When a looseness proceeds from acrid or poisonous substances taken into the stomach, the patient must drink large quantities of diluting liquors, with oil or fat broths, to promote vomiting and purging. Afterwards, if there be reason to suspect that the bowels are inflamed, bleeding will be necessary. Small doses of laudanum may likewise be taken to remove their irritation.

When the gout, repelled from the extremities, occasions a looseness, it ought to be promoted by gentle doses of rhubarb, or other mild purgatives. The gouty matter is likewise to be solicited towards the extremities by warm fomentations, cataplasms, &c. The perspiration ought at the same time to be promoted by warm diluting liquors; as wine-whey, with spirits of hartshorn, or a few drops of liquid laudanum, in it.

When a looseness proceeds from worms, which may be known from the sliminess of the stools, mixed with pieces of decayed worms, &c. medicines must be given to kill and carry off these vermin, as the powder of tin with purges of rhubarb and calomel. Afterwards lime-water, either alone, or with a small quantity of rhubarb infused, will be proper to strengthen the bowels, and prevent the new generation of worms.

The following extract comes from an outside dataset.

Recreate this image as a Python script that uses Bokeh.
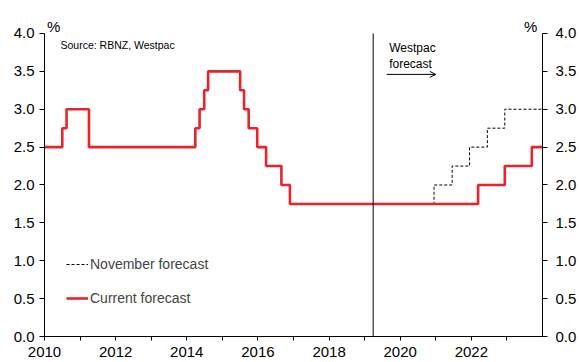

A looseness is often occasioned by drinking bad water. When this is the case, the disease generally proves epidemical. When there is reason to believe that this or any other disease proceeds from the use of unwholesome water, it ought immediately to be changed, or, if that cannot be done, it may be corrected by mixing with it quicklime, chalk, or the like.

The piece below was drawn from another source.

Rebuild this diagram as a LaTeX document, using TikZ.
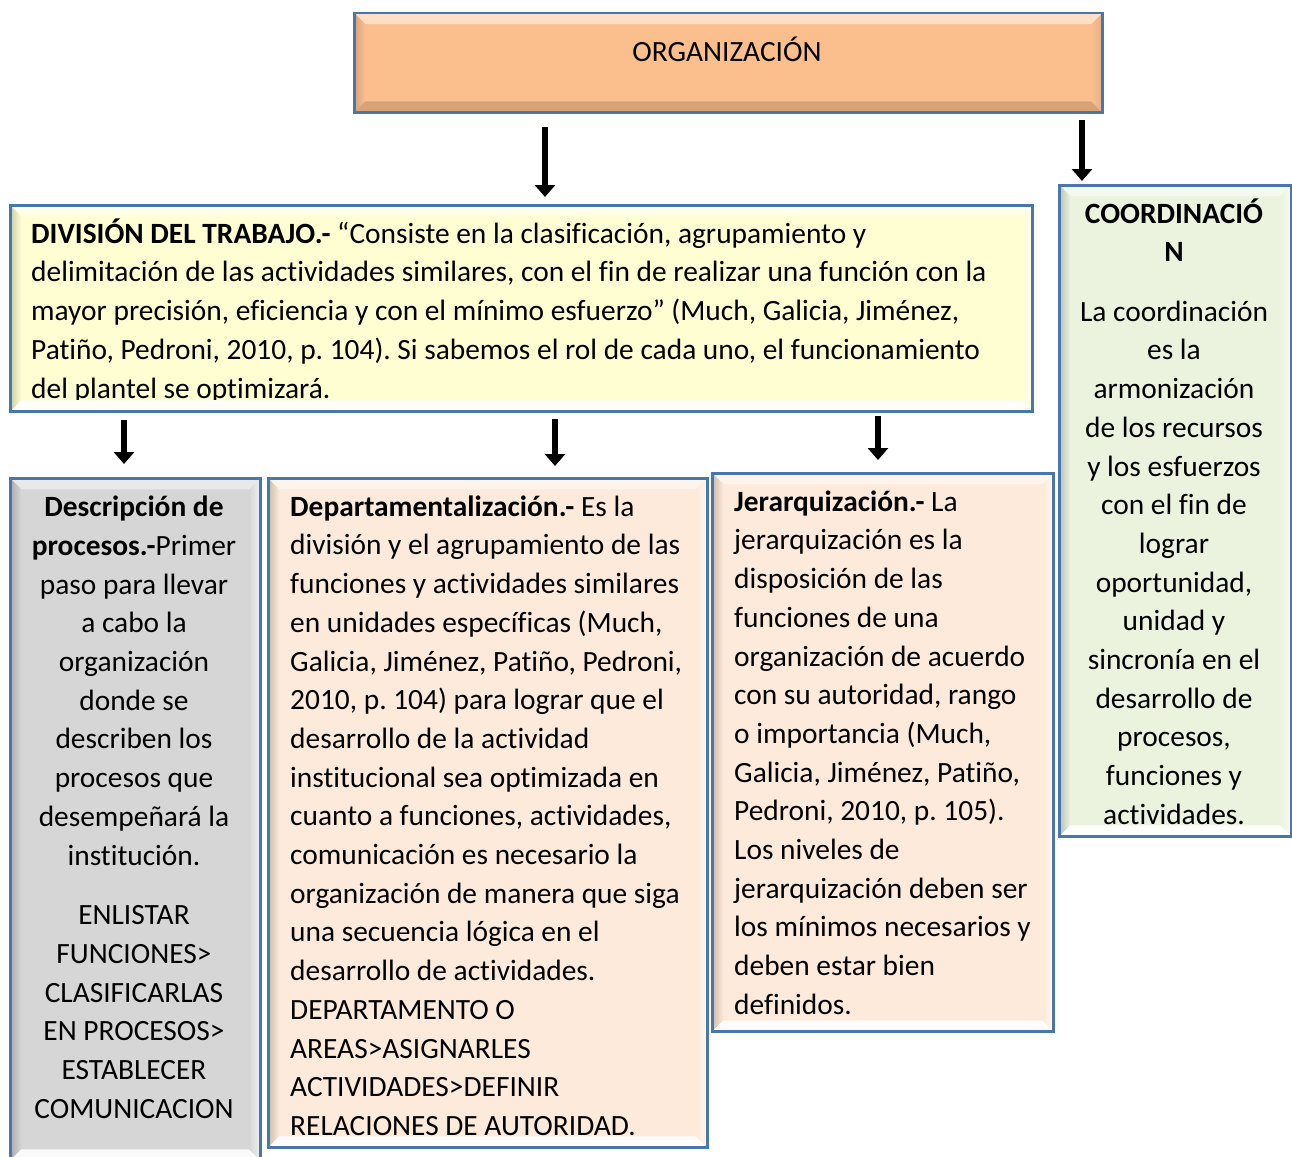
\documentclass[tikz,border=0pt]{standalone}
\usepackage{fontspec}
\setmainfont{Carlito}[Ligatures=NoCommon]
\usetikzlibrary{arrows.meta}
\frenchspacing
\definecolor{bord}{HTML}{4A76AE}
\definecolor{cOrg}{HTML}{FBBF8E}
\definecolor{cDiv}{HTML}{FFFED2}
\definecolor{cCoo}{HTML}{EBF3DF}
\definecolor{cGry}{HTML}{D6D6D6}
\definecolor{cPch}{HTML}{FDEADA}
\tikzset{
  bevelbox/.style n args={5}{draw=bord, line width=2.5pt, fill=#1, inner sep=0pt, anchor=north west,
    path picture={
      \fill[#2] (path picture bounding box.north west) -- (path picture bounding box.north east)
        -- ([shift={(-11pt,-11pt)}]path picture bounding box.north east)
        -- ([shift={(11pt,-11pt)}]path picture bounding box.north west) -- cycle;
      \shade[left color=#3, right color=#1] (path picture bounding box.north west) -- (path picture bounding box.south west)
        -- ([shift={(11pt,11pt)}]path picture bounding box.south west)
        -- ([shift={(11pt,-11pt)}]path picture bounding box.north west) -- cycle;
      \fill[#4] (path picture bounding box.south west) -- (path picture bounding box.south east)
        -- ([shift={(-11pt,11pt)}]path picture bounding box.south east)
        -- ([shift={(11pt,11pt)}]path picture bounding box.south west) -- cycle;
      \shade[left color=#1, right color=#5] (path picture bounding box.north east) -- (path picture bounding box.south east)
        -- ([shift={(-11pt,11pt)}]path picture bounding box.south east)
        -- ([shift={(-11pt,-11pt)}]path picture bounding box.north east) -- cycle;
    }},
  lowbox/.style={bevelbox={#1}{#1!55!white}{#1!80!black}{#1!12!white}{#1!35!white}},
  txt/.style={inner sep=0pt, font=\fontsize{29.4}{38.7}\selectfont, text=black},
  arr/.style={line width=6pt, -{Triangle[width=20pt,length=12pt]}, black},
}
\begin{document}
\begin{tikzpicture}[x=1pt,y=-1pt]
\useasboundingbox[fill=white] (0,0) rectangle (1292,1156);

% boxes
\node[bevelbox={cOrg}{cOrg!50!white}{cOrg!85!black}{cOrg!85!black}{cOrg!92!black}, minimum width=748pt, minimum height=99pt] (org) at (353,12) {};
\node[lowbox=cDiv, minimum width=1022pt, minimum height=206pt] (div) at (9,204) {};
\node[lowbox=cCoo, minimum width=232pt, minimum height=651pt] (coo) at (1058,184) {};
\node[lowbox=cGry, minimum width=250pt, minimum height=682pt] (desc) at (9,477) {};
\node[lowbox=cPch, minimum width=439pt, minimum height=669pt] (dept) at (267,477) {};
\node[lowbox=cPch, minimum width=341pt, minimum height=558pt] (jer) at (711,472) {};

% texts
\node[txt, anchor=base] (torg) at (727,61) {ORGANIZACIÓN};

\begin{scope}
\clip (9,204) rectangle (1031,399);
\node[txt, anchor=north west, align=left] (tdiv) at (31,215) {\rule{0pt}{28pt}\textbf{DIVISIÓN DEL TRABAJO.-} “Consiste en la clasificación, agrupamiento y\\
delimitación de las actividades similares, con el fin de realizar una función con la\\
mayor precisión, eficiencia y con el mínimo esfuerzo” (Much, Galicia, Jiménez,\\
Patiño, Pedroni, 2010, p. 104). Si sabemos el rol de cada uno, el funcionamiento\\
del plantel se optimizará.};
\end{scope}

\node[txt, anchor=north, align=center] (tcoo) at (1174,195) {\rule{0pt}{28pt}\textbf{COORDINACIÓ}\\
\textbf{N}\\[20.6pt]
La coordinación\\ es la\\ armonización\\ de los recursos\\ y los esfuerzos\\ con el fin de\\ lograr\\ oportunidad,\\ unidad y\\ sincronía en el\\ desarrollo de\\ procesos,\\ funciones y\\ actividades.};

\node[txt, anchor=north, align=center] (tdesc) at (134,488.5) {\rule{0pt}{28pt}\textbf{Descripción de}\\
\textbf{procesos.-}Primer\\ paso para llevar\\ a cabo la\\ organización\\ donde se\\ describen los\\ procesos que\\ desempeñará la\\ institución.\\[21pt]
ENLISTAR\\ FUNCIONES>\\ CLASIFICARLAS\\ EN PROCESOS>\\ ESTABLECER\\ COMUNICACION};

\node[txt, anchor=north west, align=left] (tdept) at (290,488) {\rule{0pt}{28pt}\textbf{Departamentalización.-} Es la\\
división y el agrupamiento de las\\ funciones y actividades similares\\ en unidades específicas (Much,\\ Galicia, Jiménez, Patiño, Pedroni,\\ 2010, p. 104) para lograr que el\\ desarrollo de la actividad\\ institucional sea optimizada en\\ cuanto a funciones, actividades,\\ comunicación es necesario la\\ organización de manera que siga\\ una secuencia lógica en el\\ desarrollo de actividades.\\ DEPARTAMENTO O\\ AREAS>ASIGNARLES\\ ACTIVIDADES>DEFINIR\\ RELACIONES DE AUTORIDAD.};

\node[txt, anchor=north west, align=left] (tjer) at (734,483) {\rule{0pt}{28pt}\textbf{Jerarquización.-} La\\
jerarquización es la\\ disposición de las\\ funciones de una\\ organización de acuerdo\\ con su autoridad, rango\\ o importancia (Much,\\ Galicia, Jiménez, Patiño,\\ Pedroni, 2010, p. 105).\\ Los niveles de\\ jerarquización deben ser\\ los mínimos necesarios y\\ deben estar bien\\ definidos.};

% arrows
\coordinate (a1s) at (545,127); \coordinate (a1e) at (545,197);
\coordinate (a2s) at (1082,120); \coordinate (a2e) at (1082,181);
\coordinate (a3s) at (124,420); \coordinate (a3e) at (124,464);
\coordinate (a4s) at (555,419); \coordinate (a4e) at (555,466);
\coordinate (a5s) at (878,416); \coordinate (a5e) at (878,460);
\draw[arr] (a1s) -- (a1e);
\draw[arr] (a2s) -- (a2e);
\draw[arr] (a3s) -- (a3e);
\draw[arr] (a4s) -- (a4e);
\draw[arr] (a5s) -- (a5e);
\end{tikzpicture}
\end{document}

In people whose stomachs are weak, violent exercise immediately after eating will occasion a looseness. Though the cure of this is obvious, yet it will be proper, besides avoiding violent exercise, to use such medicines as tend to brace and strengthen the stomach, as infusions of the bark, with other bitter and astringent ingredients, in white-wine. Such persons ought likewise to take frequently a glass or two of old red port, or good claret.

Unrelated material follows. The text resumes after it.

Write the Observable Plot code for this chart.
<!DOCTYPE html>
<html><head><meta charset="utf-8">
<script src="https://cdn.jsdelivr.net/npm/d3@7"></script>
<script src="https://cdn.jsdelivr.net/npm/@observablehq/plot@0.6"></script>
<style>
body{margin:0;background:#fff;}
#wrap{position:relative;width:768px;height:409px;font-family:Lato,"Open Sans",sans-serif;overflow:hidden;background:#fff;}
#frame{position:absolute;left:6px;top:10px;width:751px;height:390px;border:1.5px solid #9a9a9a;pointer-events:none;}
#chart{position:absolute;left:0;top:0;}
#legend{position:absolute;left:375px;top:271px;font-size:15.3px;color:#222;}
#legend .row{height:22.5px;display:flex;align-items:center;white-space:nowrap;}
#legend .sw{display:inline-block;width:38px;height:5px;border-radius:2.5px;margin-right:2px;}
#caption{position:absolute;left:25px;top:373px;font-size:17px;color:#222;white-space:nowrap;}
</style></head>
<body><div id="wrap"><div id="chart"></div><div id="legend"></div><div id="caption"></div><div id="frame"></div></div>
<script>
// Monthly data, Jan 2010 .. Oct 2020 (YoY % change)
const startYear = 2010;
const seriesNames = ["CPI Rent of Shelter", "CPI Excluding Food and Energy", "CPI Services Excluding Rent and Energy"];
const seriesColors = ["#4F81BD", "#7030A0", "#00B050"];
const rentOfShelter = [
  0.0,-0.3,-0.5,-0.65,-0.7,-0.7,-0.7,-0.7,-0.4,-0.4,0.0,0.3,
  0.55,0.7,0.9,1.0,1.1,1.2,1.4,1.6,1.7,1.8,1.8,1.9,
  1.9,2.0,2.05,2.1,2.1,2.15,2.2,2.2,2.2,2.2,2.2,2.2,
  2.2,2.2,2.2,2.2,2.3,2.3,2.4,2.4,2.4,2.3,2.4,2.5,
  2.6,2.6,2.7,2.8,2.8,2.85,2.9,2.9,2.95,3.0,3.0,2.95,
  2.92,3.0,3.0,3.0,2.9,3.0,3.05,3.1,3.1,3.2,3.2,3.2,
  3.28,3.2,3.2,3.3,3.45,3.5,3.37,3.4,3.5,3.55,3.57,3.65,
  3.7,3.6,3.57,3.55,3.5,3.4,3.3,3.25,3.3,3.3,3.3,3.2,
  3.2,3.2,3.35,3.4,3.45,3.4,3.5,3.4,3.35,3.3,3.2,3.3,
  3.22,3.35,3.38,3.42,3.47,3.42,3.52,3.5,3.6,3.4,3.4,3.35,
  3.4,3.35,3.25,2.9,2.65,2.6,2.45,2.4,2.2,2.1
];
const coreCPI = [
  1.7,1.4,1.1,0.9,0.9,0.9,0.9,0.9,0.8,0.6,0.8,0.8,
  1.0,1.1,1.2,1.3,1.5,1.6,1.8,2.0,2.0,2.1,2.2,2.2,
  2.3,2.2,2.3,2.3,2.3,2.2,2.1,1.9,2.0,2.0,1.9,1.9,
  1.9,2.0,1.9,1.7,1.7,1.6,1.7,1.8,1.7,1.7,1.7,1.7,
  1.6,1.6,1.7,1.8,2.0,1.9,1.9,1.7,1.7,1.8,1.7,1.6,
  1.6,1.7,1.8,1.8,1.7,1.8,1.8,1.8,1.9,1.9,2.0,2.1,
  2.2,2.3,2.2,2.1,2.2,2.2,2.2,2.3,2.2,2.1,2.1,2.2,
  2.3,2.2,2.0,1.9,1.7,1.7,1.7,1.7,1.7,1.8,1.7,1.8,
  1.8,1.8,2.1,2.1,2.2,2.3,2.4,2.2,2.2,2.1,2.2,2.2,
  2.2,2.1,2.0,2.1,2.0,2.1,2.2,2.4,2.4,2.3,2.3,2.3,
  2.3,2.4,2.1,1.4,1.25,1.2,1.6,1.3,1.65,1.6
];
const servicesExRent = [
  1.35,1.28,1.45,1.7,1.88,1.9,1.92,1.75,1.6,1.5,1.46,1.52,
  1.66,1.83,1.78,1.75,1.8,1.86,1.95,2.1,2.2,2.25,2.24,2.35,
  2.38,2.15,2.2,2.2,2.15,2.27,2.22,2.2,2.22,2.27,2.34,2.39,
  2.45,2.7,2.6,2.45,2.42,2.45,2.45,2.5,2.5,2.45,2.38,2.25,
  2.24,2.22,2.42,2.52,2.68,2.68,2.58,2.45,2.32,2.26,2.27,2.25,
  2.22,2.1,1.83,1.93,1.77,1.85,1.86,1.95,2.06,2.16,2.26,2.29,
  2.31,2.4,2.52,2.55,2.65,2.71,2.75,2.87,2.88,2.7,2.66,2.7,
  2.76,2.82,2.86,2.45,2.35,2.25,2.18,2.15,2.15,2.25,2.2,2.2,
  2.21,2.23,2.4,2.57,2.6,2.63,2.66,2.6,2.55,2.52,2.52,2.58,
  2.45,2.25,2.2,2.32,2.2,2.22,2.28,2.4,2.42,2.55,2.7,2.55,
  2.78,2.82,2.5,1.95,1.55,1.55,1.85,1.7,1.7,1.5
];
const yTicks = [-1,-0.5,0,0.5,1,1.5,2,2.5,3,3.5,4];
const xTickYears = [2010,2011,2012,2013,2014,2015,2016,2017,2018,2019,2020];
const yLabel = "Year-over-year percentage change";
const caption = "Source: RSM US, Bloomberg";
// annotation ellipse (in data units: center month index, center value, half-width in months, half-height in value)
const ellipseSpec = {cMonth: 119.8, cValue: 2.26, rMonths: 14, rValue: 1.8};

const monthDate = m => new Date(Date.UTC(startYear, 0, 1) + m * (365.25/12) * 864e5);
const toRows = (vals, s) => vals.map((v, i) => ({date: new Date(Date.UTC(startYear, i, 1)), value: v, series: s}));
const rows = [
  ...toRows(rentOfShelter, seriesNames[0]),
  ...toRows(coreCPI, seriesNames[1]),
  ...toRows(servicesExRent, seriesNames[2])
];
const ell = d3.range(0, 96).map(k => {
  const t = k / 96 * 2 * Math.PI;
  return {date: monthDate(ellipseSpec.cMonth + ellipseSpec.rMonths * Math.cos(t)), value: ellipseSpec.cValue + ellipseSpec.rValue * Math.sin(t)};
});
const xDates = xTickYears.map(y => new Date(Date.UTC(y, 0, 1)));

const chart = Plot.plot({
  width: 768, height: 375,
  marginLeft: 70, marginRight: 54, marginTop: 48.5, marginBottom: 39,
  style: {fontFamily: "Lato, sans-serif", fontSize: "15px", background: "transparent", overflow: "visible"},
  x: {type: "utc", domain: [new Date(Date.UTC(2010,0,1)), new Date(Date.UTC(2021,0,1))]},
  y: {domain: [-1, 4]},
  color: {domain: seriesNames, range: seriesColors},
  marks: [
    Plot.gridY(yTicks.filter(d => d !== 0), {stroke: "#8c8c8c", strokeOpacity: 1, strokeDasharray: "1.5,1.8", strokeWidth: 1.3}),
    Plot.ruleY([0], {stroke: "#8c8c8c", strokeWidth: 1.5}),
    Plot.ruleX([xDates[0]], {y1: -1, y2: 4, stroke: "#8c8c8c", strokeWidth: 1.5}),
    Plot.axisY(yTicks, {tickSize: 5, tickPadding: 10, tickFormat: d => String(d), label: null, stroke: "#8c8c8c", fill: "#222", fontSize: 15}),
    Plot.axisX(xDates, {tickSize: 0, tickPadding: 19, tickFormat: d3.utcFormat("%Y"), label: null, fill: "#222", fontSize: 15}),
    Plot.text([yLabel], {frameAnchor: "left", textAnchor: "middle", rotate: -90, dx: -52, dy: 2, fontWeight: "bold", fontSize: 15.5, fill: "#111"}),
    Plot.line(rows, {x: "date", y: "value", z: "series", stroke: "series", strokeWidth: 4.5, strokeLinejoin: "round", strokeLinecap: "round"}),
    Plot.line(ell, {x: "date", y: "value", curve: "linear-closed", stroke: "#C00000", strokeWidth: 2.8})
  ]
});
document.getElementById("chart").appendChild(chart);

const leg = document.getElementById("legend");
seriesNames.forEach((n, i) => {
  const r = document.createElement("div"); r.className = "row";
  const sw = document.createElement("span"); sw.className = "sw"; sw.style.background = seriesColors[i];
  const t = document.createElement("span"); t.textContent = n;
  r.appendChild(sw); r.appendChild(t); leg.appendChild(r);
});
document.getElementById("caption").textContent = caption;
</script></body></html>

From whatever cause a looseness proceeds, when it is found necessary to check it, the diet ought to consist of rice boiled with milk, and flavoured with cinnamon; rice-jelly; sago, with red port; and the lighter sorts of flesh-meat roasted. The drink may be thin water-gruel, rice-water, or weak broth made from lean veal, or with a sheep’s head, as being more gelatinous than mutton, beef, or chicken-broth.

Persons who, from a peculiar weakness, or too great an irritability of the bowels, are liable to frequent returns of this disease, should live temperately, avoiding crude summer fruits, all unwholesome food, and meats of hard digestion. They ought likewise to beware of cold, moisture, or whatever may obstruct the perspiration, and should wear flannel next their skin. All violent passions, as fear, anger, &c. are likewise carefully to be guarded against.

OF VOMITING.

Vomiting may proceed from various causes; as excess in eating and drinking; foulness of the stomach; the acrimony of the aliments; a translation of the morbific matter of ulcers, of the gout, the erysipelas, or other diseases, to the stomach. It may likewise proceed from a looseness having been too suddenly stopped; from the stoppage of any customary evacuation, as the bleeding piles, the menses, &c. from a weakness of the stomach, the colic, the iliac passion, a rupture, a fit of the gravel, worms; or from any kind of poison taken into the stomach. It is an usual symptom of injuries done to the brain; as contusions, compressions, &c. It is likewise a symptom of wounds or inflammations of the diaphragm, intestines, spleen, liver, kidneys, &c.